Mencken had also done stints as a theater reviewer, and he brought that sensibility to his convention coverage. Even before the TV cameras arrived, he was keen to the idea of conventions as carefully staged dramas, if not inadvertent comedies. The 1920 Democratic convention in San Francisco was his favorite, prompting praise that would sound right at home if lavished on a Broadway production:
The hall itself is small, but very well arranged and even beautiful. Behind the speaker’s platform is a large pipe organ and to either side of it there is a gallery, one for the band and the other for a choir. Overhead hangs a gigantic canopy, so huge that it conceals the whole roof. The seats are roomy. The attendants are polite. Outside, in the convention building, there is a clean lunchroom. The acoustics are perfect.
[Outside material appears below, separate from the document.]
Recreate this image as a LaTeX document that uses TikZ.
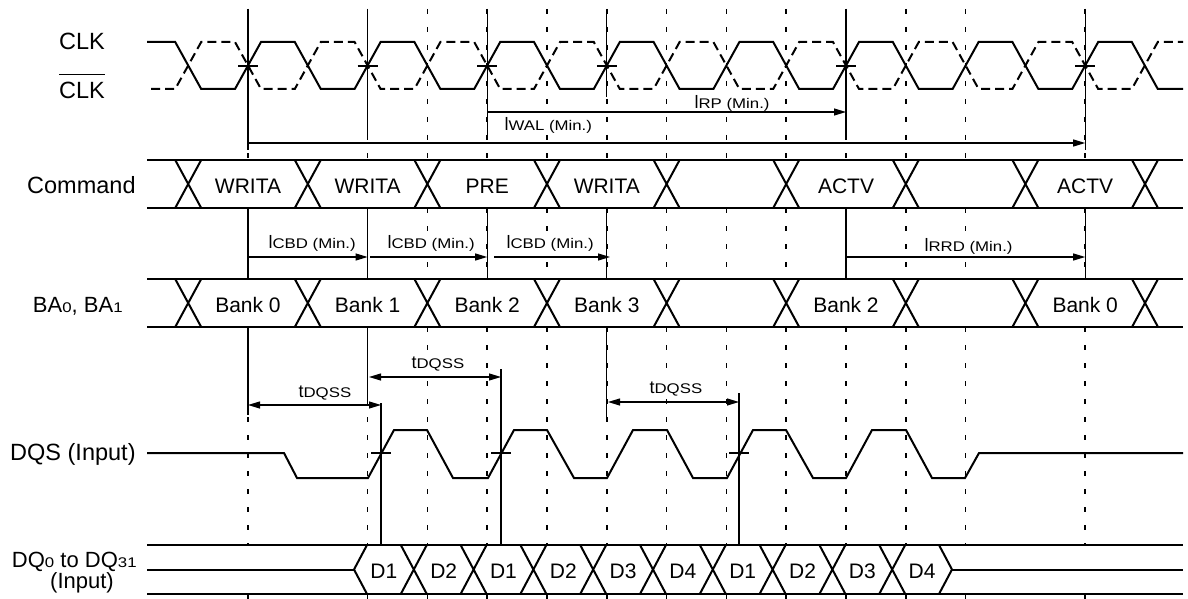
\documentclass[tikz,border=0pt]{standalone}
\usepackage{fontspec}
\setmainfont{Liberation Sans}
\newfontfamily\subfnt[FakeStretch=1.2]{Liberation Sans}
\usetikzlibrary{arrows.meta}
\newcommand\mainsz{\fontsize{9}{10}\selectfont}
\newcommand\subsz{\subfnt\fontsize{7}{8}\selectfont}
\newcommand\tlab[2]{{\mainsz #1}{\subsz #2}}
\newcommand\minlab[2]{{\mainsz #1}{\subsz #2 (Min.)}}
\newcommand\bsub[1]{{\subfnt\fontsize{7}{8}\selectfont #1}}
\tikzset{
  sig/.style={line width=1pt, line join=miter},
  clkb/.style={line width=1pt, dash pattern=on 4.5pt off 2.5pt},
  bus/.style={line width=1pt},
  refl/.style={line width=0.55pt},
  gridl/.style={line width=0.8pt, dash pattern=on 2.5pt off 6.5pt},
  meas/.style={line width=0.55pt, -{Triangle[length=6pt,width=3.5pt]}},
  dmeas/.style={line width=0.55pt, {Triangle[length=6pt,width=3.5pt]}-{Triangle[length=6pt,width=3.5pt]}},
  lbl/.style={font=\fontsize{11.75}{14}\selectfont, inner sep=0pt},
  lbls/.style={font=\fontsize{11}{12}\selectfont, inner sep=0pt},
  dat/.style={font=\fontsize{10.5}{12}\selectfont, inner sep=0pt, anchor=base},
  ann/.style={inner sep=0.6pt, anchor=base west, fill=white},
}
\begin{document}
\begin{tikzpicture}[x=0.5pt,y=-0.5pt]
\fill[white] (0,0) rectangle (1188,599);
\useasboundingbox (0,0) rectangle (1188,599);

% dashed grid lines
\foreach \g in {248,367.6,427.4,487.2,547,606.8,666.6,726.4,786.2,846,905.8,965.6,1085.2} {
  \draw[gridl] (\g,9) -- (\g,160);
  \draw[gridl] (\g,208) -- (\g,279);
  \draw[gridl] (\g,327) -- (\g,545);
  \draw[gridl] (\g,594) -- (\g,599);
}
% solid reference lines
\foreach \g/\a/\b in {248/9/150, 367.6/9/137, 487.2/9/137, 606.8/9/97, 846/9/137, 1085.2/9/150,
  248/208/279, 367.6/208/279, 487.2/208/279, 606.8/208/279, 846/208/279, 1085.2/208/279,
  248/327/415, 367.6/327/405, 606.8/327/417, 381/403/545, 501/369/545, 739/393/545} {
  \draw[refl] (\g,\a) -- (\g,\b);
}

% signal labels
\node[lbl, anchor=base] (lclk) at (82,50) {CLK};
\node[lbl, anchor=base] (lclkb) at (82,98) {\setbox0\hbox{CLK}\rlap{\rule[\dimexpr\ht0+3.2pt\relax]{\wd0}{0.6pt}}\box0};
\node[lbl, anchor=base east] (lcmd) at (136,193) {Command};
\node[lbls, anchor=base east] (lba) at (123,312) {BA\bsub{0}, BA\bsub{1}};
\node[lbl, anchor=base east] (ldqs) at (136,460) {DQS (Input)};
\node[lbls, anchor=base east] (ldq) at (137,567) {DQ\bsub{0} to DQ\bsub{31}};
\node[lbls, anchor=base] (ldqi) at (82,588) {(Input)};

% CLK and /CLK
\draw[sig] (147,42) \foreach \k in {0,...,7} { -- ({175.2+119.6*\k},42) -- ({201.2+119.6*\k},89) -- ({235+119.6*\k},89) -- ({261+119.6*\k},42) } -- (1131.8,42) -- (1157.8,89) -- (1183,89);
\draw[clkb] (151,89) \foreach \k in {0,...,7} { -- ({175.2+119.6*\k},89) -- ({201.2+119.6*\k},42) -- ({235+119.6*\k},42) -- ({261+119.6*\k},89) } -- (1131.8,89) -- (1157.8,42) -- (1183,42);
\foreach \g in {248,367.6,487.2,606.8,846,1085.2} { \draw[refl] (\g-10,66) -- (\g+10,66); }

% Command bus
\draw[bus] (147,160) -- (1183,160) (147,208) -- (1183,208);
\foreach \k in {0,...,8} {
  \draw[sig] ({175.2+119.6*\k},160) -- ({201.2+119.6*\k},208) ({175.2+119.6*\k},208) -- ({201.2+119.6*\k},160);
}
\node[dat] (c1) at (248,193) {WRITA};
\node[dat] (c2) at (367.6,193) {WRITA};
\node[dat] (c3) at (487.2,193) {PRE};
\node[dat] (c4) at (606.8,193) {WRITA};
\node[dat] (c5) at (846,193) {ACTV};
\node[dat] (c6) at (1085.2,193) {ACTV};

% BA bus
\draw[bus] (147,279) -- (1183,279) (147,327) -- (1183,327);
\foreach \k in {0,...,8} {
  \draw[sig] ({175.2+119.6*\k},279) -- ({201.2+119.6*\k},327) ({175.2+119.6*\k},327) -- ({201.2+119.6*\k},279);
}
\node[dat] (b1) at (248,312) {Bank 0};
\node[dat] (b2) at (367.6,312) {Bank 1};
\node[dat] (b3) at (487.2,312) {Bank 2};
\node[dat] (b4) at (606.8,312) {Bank 3};
\node[dat] (b5) at (846,312) {Bank 2};
\node[dat] (b6) at (1085.2,312) {Bank 0};

% DQS
\draw[sig] (147,453) -- (284,453) -- (297,478) -- (368,478) -- (394,430) -- (427,430) -- (453,478) -- (488,478) -- (514,430) -- (547,430) -- (574,478) -- (607,478) -- (633,430) -- (667,430) -- (693,478) -- (727,478) -- (753,430) -- (786,430) -- (813,478) -- (846,478) -- (872,430) -- (906,430) -- (932,478) -- (965,478) -- (979,453) -- (1183,453);
\foreach \g in {381,501,739} { \draw[refl] (\g-10,453) -- (\g+10,453); }

% DQ bus
\draw[bus] (147,545) -- (1183,545) (147,594) -- (1183,594) (147,569.5) -- (354,569.5) (952,569.5) -- (1183,569.5);
\draw[sig] (367,545) -- (354,569.5) -- (367,594);
\draw[sig] (939,545) -- (952,569.5) -- (939,594);
\foreach \j in {1,...,9} {
  \draw[sig] ({354+59.8*\j-13},545) -- ({354+59.8*\j+13},594) ({354+59.8*\j-13},594) -- ({354+59.8*\j+13},545);
}
\foreach \t [count=\j from 0] in {D1,D2,D1,D2,D3,D4,D1,D2,D3,D4} {
  \node[dat] (d\j) at ({383.9+59.8*\j},578) {\t};
}

% timing labels
\node[ann] (tirp) at (693,109) {\minlab{l}{RP}};
\node[ann] (tiwal) at (503,131) {\minlab{l}{WAL}};
\node[ann] (tcb1) at (267,248) {\minlab{l}{CBD}};
\node[ann] (tcb2) at (386,248) {\minlab{l}{CBD}};
\node[ann] (tcb3) at (505,248) {\minlab{l}{CBD}};
\node[ann] (trr) at (923,251) {\minlab{l}{RRD}};
\node[ann] (tq1) at (297,397) {\tlab{t}{DQSS}};
\node[ann] (tq2) at (410,368) {\tlab{t}{DQSS}};
\node[ann] (tq3) at (648,393) {\tlab{t}{DQSS}};

% timing arrows
\coordinate (irpA) at (487.2,112); \coordinate (irpB) at (846,112);
\coordinate (iwalA) at (248,143); \coordinate (iwalB) at (1085.2,143);
\coordinate (cb1A) at (248,257); \coordinate (cb1B) at (367.6,257);
\coordinate (cb2A) at (370,257); \coordinate (cb2B) at (487.2,257);
\coordinate (cb3A) at (494,257); \coordinate (cb3B) at (610,257);
\coordinate (rrA) at (846,257); \coordinate (rrB) at (1085.2,257);
\coordinate (q1A) at (248,405); \coordinate (q1B) at (381,405);
\coordinate (q2A) at (369,377); \coordinate (q2B) at (501,377);
\coordinate (q3A) at (608,402); \coordinate (q3B) at (739,402);
\draw[meas] (irpA) -- (irpB);
\draw[meas] (iwalA) -- (iwalB);
\draw[meas] (cb1A) -- (cb1B);
\draw[meas] (cb2A) -- (cb2B);
\draw[meas] (cb3A) -- (cb3B);
\draw[meas] (rrA) -- (rrB);
\draw[dmeas] (q1A) -- (q1B);
\draw[dmeas] (q2A) -- (q2B);
\draw[dmeas] (q3A) -- (q3B);
\end{tikzpicture}
\end{document}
Although he loved the gaudy pageantry of political conventions, Mencken was wary of what they produced, as in this 1924 lament:
The convention system, at bottom, is certainly not a bad one. It gives the people of all parts of the country their chance to be heard; it provides for free debate; it insures voting in the open; it is fundamentally fair and honest. But in practice it has become so horribly enmeshed in formulae that two-thirds of the ends that it was designed to achieve are defeated. The delegates spend nearly all their time and energies not in considering the business before them but at the hollow maneuvers of trained animals.
Like anyone who watches conventions, Mencken craved surprise—a commodity that, then as now, was in short supply. In 1924 the Republican nomination of “Silent Cal” Coolidge, a man not known for charisma, was inevitable, prompting Mencken to yawn:
[T]he man who could be a Coolidge fanatic could also be a fanatic for double-entry bookkeeping. Even the sworn friends of the President … carry on their business with the air of grocery clerks wrapping up packages of ginger snaps. As for the common run of delegates, they are simply standing in line waiting. A whoop for Coolidge would be almost as startling as a whoop for parallel longitude.
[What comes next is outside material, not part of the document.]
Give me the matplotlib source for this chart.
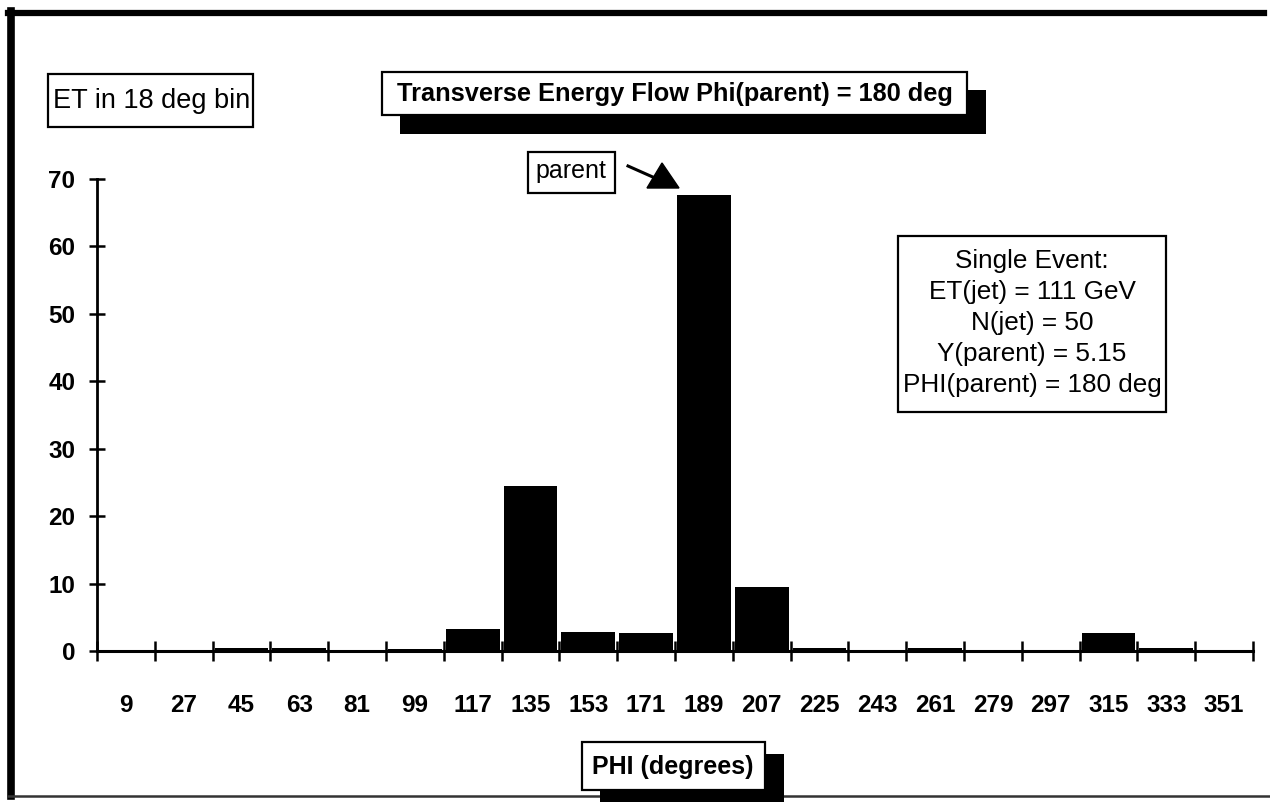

An equal-opportunity critic, Mencken could be just as hard on Democratic candidates. During the 1932 convention season, he had this to say about Franklin Delano Roosevelt, who had rebounded from polio to become one of the most influential political figures of the twentieth century. Although FDR loomed like a lion that year, Mencken managed to draw him in human scale:
Governor Roosevelt begins to look a little tired. The whispering about his legs, of course, has come to nothing; he gets about on them very nimbly, and it will be many a day before they give out. But even a centipede would be somewhat frazzled by what he has been through during the past two months. … He has been bombarded by bands and rowelled by handshakers. All the worst bores in America have had free access to him. He has breathed and eaten tons of train dust. … So it is no wonder that his eyes look a bit fishy, that his forehead has some new wrinkles, and that there is a shade more grey in his hair than there was last July. His scalp, in fact, begins to show through plainly, like a photograph coming up in the developer. By 1936 he will be bald.
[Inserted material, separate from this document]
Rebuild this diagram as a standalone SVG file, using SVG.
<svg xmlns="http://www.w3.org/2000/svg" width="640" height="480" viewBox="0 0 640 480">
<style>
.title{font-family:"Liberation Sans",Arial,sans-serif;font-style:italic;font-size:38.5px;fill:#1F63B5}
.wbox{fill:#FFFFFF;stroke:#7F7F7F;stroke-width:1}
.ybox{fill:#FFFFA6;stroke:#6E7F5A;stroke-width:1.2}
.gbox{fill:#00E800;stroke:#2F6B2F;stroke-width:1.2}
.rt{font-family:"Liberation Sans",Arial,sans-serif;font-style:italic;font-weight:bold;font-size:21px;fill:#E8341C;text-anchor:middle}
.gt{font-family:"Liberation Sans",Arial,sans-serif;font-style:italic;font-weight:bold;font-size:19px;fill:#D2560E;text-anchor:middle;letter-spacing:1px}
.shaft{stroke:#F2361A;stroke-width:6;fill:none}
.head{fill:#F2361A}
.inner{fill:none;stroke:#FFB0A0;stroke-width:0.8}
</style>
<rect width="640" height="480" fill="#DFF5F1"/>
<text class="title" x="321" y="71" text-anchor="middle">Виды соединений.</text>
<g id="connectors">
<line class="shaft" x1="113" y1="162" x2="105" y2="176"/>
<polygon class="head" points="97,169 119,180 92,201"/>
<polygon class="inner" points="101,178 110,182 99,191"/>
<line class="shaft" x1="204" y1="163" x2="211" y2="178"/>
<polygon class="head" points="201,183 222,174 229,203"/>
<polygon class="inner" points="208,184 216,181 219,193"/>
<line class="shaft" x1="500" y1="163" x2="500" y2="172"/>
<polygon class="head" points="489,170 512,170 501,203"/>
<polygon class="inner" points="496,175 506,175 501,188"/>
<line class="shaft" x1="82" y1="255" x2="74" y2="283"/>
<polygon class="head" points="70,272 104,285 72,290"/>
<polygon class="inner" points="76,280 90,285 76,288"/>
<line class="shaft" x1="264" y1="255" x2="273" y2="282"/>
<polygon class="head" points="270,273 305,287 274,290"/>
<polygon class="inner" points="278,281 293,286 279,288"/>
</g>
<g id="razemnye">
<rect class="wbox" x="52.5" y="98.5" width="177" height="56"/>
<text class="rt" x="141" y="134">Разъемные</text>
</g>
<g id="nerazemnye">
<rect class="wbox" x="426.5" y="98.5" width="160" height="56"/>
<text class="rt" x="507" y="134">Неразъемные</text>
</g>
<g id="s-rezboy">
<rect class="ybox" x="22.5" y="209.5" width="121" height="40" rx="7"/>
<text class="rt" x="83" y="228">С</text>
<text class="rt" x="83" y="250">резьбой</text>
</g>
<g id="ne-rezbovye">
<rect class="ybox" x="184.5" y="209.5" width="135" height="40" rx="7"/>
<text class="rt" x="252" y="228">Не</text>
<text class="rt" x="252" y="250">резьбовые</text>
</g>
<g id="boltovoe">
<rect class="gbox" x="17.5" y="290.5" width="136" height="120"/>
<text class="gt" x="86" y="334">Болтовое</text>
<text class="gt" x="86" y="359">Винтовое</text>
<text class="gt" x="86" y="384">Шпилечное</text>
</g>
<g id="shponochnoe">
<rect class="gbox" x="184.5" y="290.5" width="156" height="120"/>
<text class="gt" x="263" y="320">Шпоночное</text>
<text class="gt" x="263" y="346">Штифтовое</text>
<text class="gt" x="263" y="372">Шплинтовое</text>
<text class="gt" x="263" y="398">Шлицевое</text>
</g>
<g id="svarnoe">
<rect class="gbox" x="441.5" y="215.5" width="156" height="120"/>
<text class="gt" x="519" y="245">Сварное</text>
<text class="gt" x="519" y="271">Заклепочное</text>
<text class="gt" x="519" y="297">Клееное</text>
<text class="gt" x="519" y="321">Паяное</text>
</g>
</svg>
Mencken loved political conventions, but he didn’t take them too seriously. He had a low opinion of the intelligence of the average voter, which made him skeptical of democracy. During convention season in 1920, the prospect of a president who truly reflected the electorate chilled him:
As democracy is perfected, the office represents, more and more closely, the inner soul of the people. We move toward a lofty ideal. On some great and glorious day the plain folks of the land will reach their heart’s desire at last, and the White House will be adorned by a downright moron.
Readers can wrangle about whether Mencken’s prophecy has—or will—come true, and that’s the great thing about him. His observations, coined decades ago, can still seem as fresh as the morning headlines. Generations after he left the popular scene, Mencken continues to spark arguments.
The 1948 convention season was the last one that he would write about. Mencken suffered a debilitating stroke later that year that sidelined him until his death in 1956. He remains one of America’s most memorable writers about politics, but he never ran for office himself. “I am strongly in favor of common sense, common honesty, and common decency,” he said. “This makes me forever ineligible to any public office of trust or profit in the Republic.”